» What is being asked
Your task is to copy the material exactly.
***** Supplied material *****
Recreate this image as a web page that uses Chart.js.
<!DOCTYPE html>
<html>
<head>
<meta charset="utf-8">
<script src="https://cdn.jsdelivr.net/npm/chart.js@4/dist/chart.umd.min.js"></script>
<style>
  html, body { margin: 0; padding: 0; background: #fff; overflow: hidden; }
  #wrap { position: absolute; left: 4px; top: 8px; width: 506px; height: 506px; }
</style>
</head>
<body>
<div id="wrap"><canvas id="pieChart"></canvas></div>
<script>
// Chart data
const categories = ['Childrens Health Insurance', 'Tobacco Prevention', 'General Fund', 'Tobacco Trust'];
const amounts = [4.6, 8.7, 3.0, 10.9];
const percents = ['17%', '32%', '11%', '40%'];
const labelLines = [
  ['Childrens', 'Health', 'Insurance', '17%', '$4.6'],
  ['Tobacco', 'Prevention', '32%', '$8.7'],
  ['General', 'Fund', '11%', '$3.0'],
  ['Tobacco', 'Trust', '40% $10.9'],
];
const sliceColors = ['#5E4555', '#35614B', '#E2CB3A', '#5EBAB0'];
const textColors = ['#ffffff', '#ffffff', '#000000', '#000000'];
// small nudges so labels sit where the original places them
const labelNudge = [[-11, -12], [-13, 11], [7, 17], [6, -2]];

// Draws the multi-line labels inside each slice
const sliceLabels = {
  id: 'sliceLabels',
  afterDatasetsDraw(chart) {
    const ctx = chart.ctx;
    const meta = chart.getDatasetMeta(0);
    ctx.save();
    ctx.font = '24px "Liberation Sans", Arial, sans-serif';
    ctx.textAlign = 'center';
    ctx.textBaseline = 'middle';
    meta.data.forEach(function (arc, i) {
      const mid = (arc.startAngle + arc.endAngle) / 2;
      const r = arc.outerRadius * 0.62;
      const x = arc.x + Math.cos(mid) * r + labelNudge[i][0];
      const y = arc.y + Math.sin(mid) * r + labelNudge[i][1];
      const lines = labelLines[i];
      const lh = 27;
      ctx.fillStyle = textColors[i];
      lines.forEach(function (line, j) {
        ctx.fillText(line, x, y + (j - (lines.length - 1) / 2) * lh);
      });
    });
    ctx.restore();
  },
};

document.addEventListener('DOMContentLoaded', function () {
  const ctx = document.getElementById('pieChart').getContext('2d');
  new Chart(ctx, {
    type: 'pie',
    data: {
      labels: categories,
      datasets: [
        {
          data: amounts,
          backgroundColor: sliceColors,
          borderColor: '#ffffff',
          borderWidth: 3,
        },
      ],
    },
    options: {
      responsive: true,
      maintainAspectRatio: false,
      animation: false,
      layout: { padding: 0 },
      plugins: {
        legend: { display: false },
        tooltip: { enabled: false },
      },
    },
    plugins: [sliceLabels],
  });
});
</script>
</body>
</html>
*****
» Finished exercise
Recreate this image as a web page that uses Chart.js.
<!DOCTYPE html>
<html>
<head>
<meta charset="utf-8">
<script src="https://cdn.jsdelivr.net/npm/chart.js@4/dist/chart.umd.min.js"></script>
<style>
  html, body { margin: 0; padding: 0; background: #fff; overflow: hidden; }
  #wrap { position: absolute; left: 4px; top: 8px; width: 506px; height: 506px; }
</style>
</head>
<body>
<div id="wrap"><canvas id="pieChart"></canvas></div>
<script>
// Chart data
const categories = ['Childrens Health Insurance', 'Tobacco Prevention', 'General Fund', 'Tobacco Trust'];
const amounts = [4.6, 8.7, 3.0, 10.9];
const percents = ['17%', '32%', '11%', '40%'];
const labelLines = [
  ['Childrens', 'Health', 'Insurance', '17%', '$4.6'],
  ['Tobacco', 'Prevention', '32%', '$8.7'],
  ['General', 'Fund', '11%', '$3.0'],
  ['Tobacco', 'Trust', '40% $10.9'],
];
const sliceColors = ['#5E4555', '#35614B', '#E2CB3A', '#5EBAB0'];
const textColors = ['#ffffff', '#ffffff', '#000000', '#000000'];
// small nudges so labels sit where the original places them
const labelNudge = [[-11, -12], [-13, 11], [7, 17], [6, -2]];

// Draws the multi-line labels inside each slice
const sliceLabels = {
  id: 'sliceLabels',
  afterDatasetsDraw(chart) {
    const ctx = chart.ctx;
    const meta = chart.getDatasetMeta(0);
    ctx.save();
    ctx.font = '24px "Liberation Sans", Arial, sans-serif';
    ctx.textAlign = 'center';
    ctx.textBaseline = 'middle';
    meta.data.forEach(function (arc, i) {
      const mid = (arc.startAngle + arc.endAngle) / 2;
      const r = arc.outerRadius * 0.62;
      const x = arc.x + Math.cos(mid) * r + labelNudge[i][0];
      const y = arc.y + Math.sin(mid) * r + labelNudge[i][1];
      const lines = labelLines[i];
      const lh = 27;
      ctx.fillStyle = textColors[i];
      lines.forEach(function (line, j) {
        ctx.fillText(line, x, y + (j - (lines.length - 1) / 2) * lh);
      });
    });
    ctx.restore();
  },
};

document.addEventListener('DOMContentLoaded', function () {
  const ctx = document.getElementById('pieChart').getContext('2d');
  new Chart(ctx, {
    type: 'pie',
    data: {
      labels: categories,
      datasets: [
        {
          data: amounts,
          backgroundColor: sliceColors,
          borderColor: '#ffffff',
          borderWidth: 3,
        },
      ],
    },
    options: {
      responsive: true,
      maintainAspectRatio: false,
      animation: false,
      layout: { padding: 0 },
      plugins: {
        legend: { display: false },
        tooltip: { enabled: false },
      },
    },
    plugins: [sliceLabels],
  });
});
</script>
</body>
</html>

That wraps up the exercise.